Starting at the line that contains "Write the seaborn" and stopping after the line that contains "import seaborn as sns", copy the lines exactly. Pictures are left out.

···

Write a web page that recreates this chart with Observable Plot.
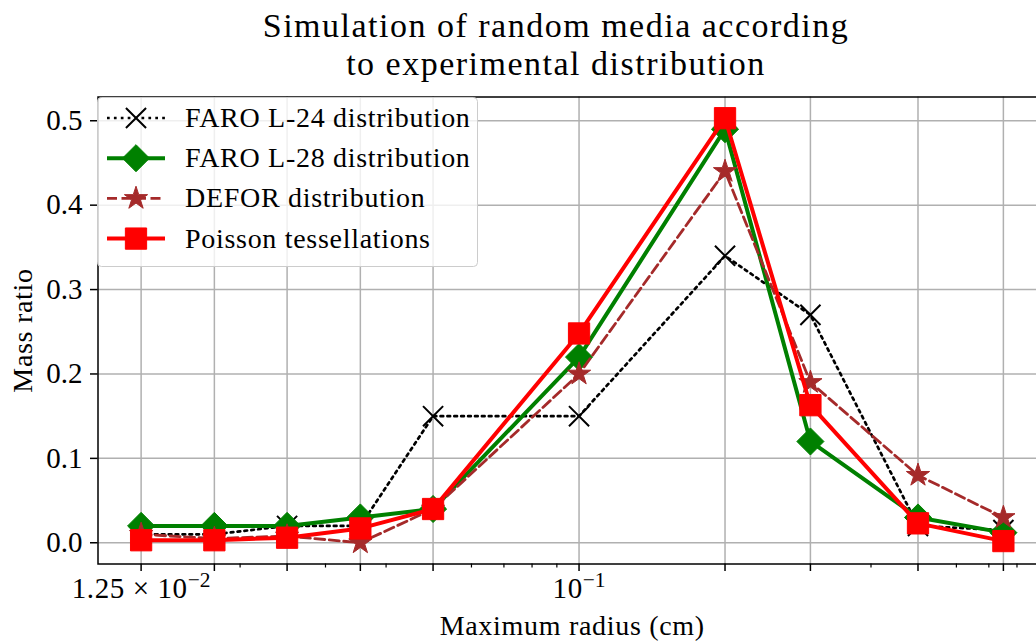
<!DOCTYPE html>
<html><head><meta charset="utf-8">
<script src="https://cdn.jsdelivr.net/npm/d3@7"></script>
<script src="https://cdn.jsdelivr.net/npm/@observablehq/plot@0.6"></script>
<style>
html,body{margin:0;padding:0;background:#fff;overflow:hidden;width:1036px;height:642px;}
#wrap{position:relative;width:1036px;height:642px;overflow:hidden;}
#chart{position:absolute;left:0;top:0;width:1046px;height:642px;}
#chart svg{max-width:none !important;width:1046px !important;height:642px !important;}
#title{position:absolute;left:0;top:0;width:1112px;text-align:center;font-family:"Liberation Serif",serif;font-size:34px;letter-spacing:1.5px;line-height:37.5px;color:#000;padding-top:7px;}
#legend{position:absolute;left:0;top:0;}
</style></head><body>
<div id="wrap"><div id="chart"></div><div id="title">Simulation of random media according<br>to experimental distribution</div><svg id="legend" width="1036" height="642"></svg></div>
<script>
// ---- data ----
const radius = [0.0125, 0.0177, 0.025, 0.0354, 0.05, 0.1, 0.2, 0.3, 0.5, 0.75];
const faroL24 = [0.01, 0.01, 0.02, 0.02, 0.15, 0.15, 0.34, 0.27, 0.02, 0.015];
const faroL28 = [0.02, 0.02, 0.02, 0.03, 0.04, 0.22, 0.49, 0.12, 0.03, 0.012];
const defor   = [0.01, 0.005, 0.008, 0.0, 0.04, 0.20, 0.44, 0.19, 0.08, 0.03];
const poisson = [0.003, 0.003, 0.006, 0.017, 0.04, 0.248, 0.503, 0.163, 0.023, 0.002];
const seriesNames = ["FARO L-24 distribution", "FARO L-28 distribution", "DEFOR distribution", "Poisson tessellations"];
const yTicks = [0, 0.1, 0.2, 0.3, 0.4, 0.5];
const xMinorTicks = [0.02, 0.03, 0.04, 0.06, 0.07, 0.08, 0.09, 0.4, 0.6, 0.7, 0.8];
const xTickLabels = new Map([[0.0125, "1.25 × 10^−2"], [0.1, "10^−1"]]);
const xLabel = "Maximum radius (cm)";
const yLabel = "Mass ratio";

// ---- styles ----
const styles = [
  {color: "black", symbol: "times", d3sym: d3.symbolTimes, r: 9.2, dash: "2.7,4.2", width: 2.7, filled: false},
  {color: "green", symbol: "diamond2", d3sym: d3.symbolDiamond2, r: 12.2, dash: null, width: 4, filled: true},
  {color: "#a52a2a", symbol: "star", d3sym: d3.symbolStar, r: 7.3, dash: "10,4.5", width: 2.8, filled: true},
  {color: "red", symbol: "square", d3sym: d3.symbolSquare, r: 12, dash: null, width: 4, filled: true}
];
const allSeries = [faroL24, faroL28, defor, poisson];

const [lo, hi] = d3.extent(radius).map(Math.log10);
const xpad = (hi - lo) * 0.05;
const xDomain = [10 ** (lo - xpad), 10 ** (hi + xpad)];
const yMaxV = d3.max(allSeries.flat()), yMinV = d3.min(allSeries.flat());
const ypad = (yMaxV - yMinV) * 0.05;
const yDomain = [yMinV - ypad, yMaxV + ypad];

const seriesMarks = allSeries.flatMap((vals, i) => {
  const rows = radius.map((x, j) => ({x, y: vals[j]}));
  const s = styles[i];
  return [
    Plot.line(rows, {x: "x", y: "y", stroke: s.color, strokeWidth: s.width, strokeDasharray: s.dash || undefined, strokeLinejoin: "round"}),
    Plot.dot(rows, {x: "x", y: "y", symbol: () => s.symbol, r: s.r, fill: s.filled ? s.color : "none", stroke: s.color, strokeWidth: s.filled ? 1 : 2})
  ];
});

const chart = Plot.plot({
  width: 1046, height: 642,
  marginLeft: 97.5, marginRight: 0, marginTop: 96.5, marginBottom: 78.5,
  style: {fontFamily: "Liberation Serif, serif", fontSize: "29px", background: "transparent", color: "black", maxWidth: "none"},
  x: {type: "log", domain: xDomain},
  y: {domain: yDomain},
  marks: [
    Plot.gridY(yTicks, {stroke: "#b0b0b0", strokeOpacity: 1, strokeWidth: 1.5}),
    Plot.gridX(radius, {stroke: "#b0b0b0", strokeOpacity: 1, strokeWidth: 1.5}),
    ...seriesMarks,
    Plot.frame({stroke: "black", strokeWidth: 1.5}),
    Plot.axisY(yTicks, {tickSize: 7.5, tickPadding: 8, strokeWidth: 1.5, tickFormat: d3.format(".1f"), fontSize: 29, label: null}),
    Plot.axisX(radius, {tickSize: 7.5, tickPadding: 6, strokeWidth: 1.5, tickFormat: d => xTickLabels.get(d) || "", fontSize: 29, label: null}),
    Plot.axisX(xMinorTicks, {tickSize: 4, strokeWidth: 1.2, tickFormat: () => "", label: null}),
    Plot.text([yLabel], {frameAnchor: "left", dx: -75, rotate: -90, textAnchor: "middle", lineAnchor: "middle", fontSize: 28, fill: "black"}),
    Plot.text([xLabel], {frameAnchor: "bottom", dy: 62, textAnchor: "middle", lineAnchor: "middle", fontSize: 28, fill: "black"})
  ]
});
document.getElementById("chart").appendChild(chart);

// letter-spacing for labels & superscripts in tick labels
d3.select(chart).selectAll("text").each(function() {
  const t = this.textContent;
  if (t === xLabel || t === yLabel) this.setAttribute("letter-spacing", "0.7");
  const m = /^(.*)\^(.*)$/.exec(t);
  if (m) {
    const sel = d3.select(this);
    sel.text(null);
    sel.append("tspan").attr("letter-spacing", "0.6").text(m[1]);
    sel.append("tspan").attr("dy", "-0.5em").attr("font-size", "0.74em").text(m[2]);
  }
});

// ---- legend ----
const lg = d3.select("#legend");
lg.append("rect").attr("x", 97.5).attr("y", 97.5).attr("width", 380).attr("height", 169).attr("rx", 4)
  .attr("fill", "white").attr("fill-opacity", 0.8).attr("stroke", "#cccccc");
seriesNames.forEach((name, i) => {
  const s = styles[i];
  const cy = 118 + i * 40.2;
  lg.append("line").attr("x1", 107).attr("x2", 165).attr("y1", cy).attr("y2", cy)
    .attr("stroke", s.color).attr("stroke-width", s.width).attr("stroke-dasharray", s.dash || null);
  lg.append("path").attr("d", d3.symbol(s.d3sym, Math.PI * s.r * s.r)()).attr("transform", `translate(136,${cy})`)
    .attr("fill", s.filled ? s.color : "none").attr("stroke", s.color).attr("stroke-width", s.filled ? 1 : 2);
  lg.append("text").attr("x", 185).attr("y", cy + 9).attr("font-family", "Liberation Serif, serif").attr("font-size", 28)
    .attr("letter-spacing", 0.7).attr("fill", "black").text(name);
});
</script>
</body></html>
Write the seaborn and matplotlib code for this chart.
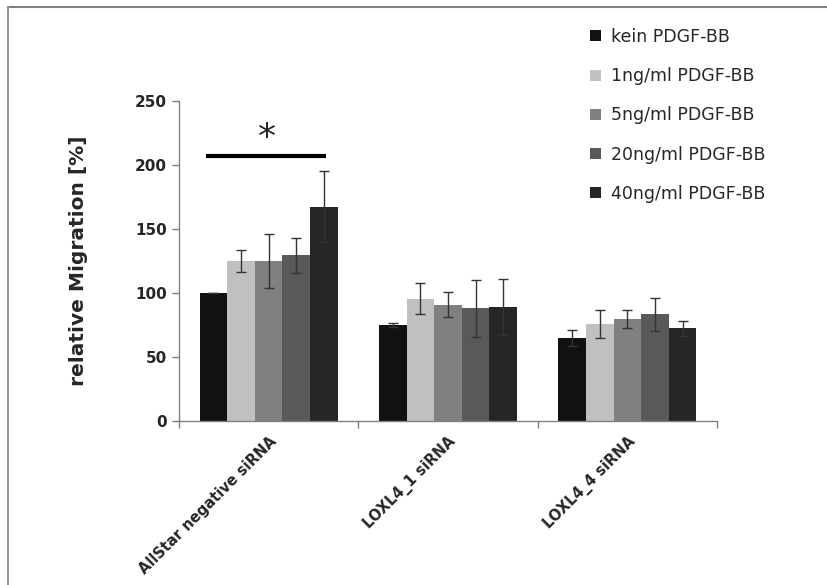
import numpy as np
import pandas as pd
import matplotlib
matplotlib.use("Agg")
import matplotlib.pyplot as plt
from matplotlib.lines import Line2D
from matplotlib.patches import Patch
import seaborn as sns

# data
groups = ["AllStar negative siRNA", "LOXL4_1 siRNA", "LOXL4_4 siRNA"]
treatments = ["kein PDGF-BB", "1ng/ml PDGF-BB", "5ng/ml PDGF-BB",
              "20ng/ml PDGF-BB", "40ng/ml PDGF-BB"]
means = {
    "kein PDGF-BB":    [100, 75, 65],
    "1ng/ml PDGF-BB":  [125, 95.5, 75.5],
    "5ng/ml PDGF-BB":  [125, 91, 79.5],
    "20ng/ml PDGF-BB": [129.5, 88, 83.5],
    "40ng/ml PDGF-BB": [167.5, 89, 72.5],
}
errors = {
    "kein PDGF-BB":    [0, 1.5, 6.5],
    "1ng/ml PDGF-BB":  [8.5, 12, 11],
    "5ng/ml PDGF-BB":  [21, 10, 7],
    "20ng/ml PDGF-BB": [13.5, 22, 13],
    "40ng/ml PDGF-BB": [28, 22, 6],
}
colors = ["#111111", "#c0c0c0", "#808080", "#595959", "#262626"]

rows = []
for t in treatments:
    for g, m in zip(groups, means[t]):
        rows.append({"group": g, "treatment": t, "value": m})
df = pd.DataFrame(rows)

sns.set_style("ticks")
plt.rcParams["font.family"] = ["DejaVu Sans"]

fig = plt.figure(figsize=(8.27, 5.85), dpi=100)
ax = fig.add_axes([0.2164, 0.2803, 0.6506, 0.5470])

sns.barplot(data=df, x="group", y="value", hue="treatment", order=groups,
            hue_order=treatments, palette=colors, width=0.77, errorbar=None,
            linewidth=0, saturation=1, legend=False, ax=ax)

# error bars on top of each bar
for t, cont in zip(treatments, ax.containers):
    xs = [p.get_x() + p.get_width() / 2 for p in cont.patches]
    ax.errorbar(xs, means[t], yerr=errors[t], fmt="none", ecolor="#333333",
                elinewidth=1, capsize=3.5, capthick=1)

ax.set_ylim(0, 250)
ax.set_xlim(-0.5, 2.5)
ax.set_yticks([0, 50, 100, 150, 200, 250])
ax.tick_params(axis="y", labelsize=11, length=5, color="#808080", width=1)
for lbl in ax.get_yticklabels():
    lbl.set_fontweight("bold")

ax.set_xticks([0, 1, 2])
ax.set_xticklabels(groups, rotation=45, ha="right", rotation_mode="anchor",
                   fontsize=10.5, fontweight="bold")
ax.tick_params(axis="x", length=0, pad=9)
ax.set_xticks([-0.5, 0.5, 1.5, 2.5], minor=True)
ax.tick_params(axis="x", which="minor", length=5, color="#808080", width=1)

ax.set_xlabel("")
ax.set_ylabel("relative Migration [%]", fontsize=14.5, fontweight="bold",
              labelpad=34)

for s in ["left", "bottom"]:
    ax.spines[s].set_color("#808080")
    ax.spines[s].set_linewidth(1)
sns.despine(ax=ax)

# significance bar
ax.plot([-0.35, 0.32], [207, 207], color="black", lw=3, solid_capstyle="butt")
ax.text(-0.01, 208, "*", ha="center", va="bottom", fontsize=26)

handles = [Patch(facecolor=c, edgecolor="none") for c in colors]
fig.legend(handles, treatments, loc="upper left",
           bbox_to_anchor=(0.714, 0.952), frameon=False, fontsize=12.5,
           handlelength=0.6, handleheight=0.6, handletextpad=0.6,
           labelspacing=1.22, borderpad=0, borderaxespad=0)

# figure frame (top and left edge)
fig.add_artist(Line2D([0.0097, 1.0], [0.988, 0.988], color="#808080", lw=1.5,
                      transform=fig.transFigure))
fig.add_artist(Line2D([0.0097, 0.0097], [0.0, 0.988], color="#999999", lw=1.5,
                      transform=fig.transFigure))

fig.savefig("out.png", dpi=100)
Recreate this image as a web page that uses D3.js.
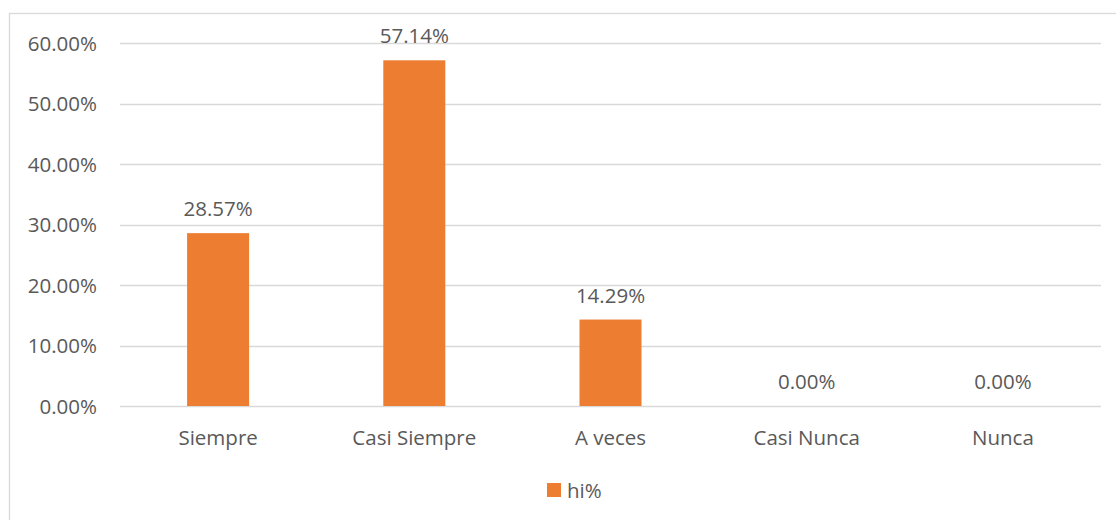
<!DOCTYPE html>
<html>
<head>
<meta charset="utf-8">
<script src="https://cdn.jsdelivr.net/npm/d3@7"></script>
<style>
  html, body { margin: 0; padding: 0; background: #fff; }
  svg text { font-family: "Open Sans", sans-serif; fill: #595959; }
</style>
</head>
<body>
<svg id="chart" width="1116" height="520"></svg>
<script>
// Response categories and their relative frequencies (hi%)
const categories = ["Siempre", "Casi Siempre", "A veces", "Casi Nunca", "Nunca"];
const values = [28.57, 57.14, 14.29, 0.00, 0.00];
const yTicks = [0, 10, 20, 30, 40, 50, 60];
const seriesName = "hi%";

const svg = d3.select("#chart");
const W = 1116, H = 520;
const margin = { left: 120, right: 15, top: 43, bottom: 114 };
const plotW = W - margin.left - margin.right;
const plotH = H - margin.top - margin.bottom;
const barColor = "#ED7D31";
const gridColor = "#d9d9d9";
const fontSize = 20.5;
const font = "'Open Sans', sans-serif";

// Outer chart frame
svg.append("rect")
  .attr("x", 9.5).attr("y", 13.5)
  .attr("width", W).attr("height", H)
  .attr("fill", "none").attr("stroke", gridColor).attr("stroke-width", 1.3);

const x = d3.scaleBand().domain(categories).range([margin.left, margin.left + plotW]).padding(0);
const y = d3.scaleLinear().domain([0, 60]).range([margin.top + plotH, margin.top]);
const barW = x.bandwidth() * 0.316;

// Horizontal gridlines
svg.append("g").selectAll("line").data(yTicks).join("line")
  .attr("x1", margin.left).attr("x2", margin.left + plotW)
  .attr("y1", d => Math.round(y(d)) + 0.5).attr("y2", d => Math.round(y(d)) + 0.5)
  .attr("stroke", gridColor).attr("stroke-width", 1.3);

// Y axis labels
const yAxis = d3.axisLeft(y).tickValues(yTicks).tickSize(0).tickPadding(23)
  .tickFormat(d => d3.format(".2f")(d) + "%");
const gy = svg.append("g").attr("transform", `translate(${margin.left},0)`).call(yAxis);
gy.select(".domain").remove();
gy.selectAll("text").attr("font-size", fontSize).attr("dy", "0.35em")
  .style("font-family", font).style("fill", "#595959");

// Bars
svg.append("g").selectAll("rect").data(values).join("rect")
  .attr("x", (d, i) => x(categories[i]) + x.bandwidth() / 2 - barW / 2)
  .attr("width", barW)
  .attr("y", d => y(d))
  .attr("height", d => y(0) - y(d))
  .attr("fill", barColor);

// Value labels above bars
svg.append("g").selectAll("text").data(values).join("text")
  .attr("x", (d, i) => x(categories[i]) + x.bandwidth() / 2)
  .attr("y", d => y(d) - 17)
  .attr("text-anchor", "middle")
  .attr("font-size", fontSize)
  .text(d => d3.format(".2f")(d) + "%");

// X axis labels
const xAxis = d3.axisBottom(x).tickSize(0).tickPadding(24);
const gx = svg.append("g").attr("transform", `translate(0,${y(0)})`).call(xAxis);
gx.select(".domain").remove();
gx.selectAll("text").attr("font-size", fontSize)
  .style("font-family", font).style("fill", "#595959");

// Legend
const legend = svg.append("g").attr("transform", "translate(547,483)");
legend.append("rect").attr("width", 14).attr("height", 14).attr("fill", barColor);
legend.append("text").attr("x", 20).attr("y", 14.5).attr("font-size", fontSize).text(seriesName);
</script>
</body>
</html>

···

§ **EXERCISE ANSWER**
Write the seaborn and matplotlib code for this chart.
import numpy as np
import pandas as pd
import matplotlib
matplotlib.use("Agg")
import matplotlib.pyplot as plt
from matplotlib.lines import Line2D
from matplotlib.patches import Patch
import seaborn as sns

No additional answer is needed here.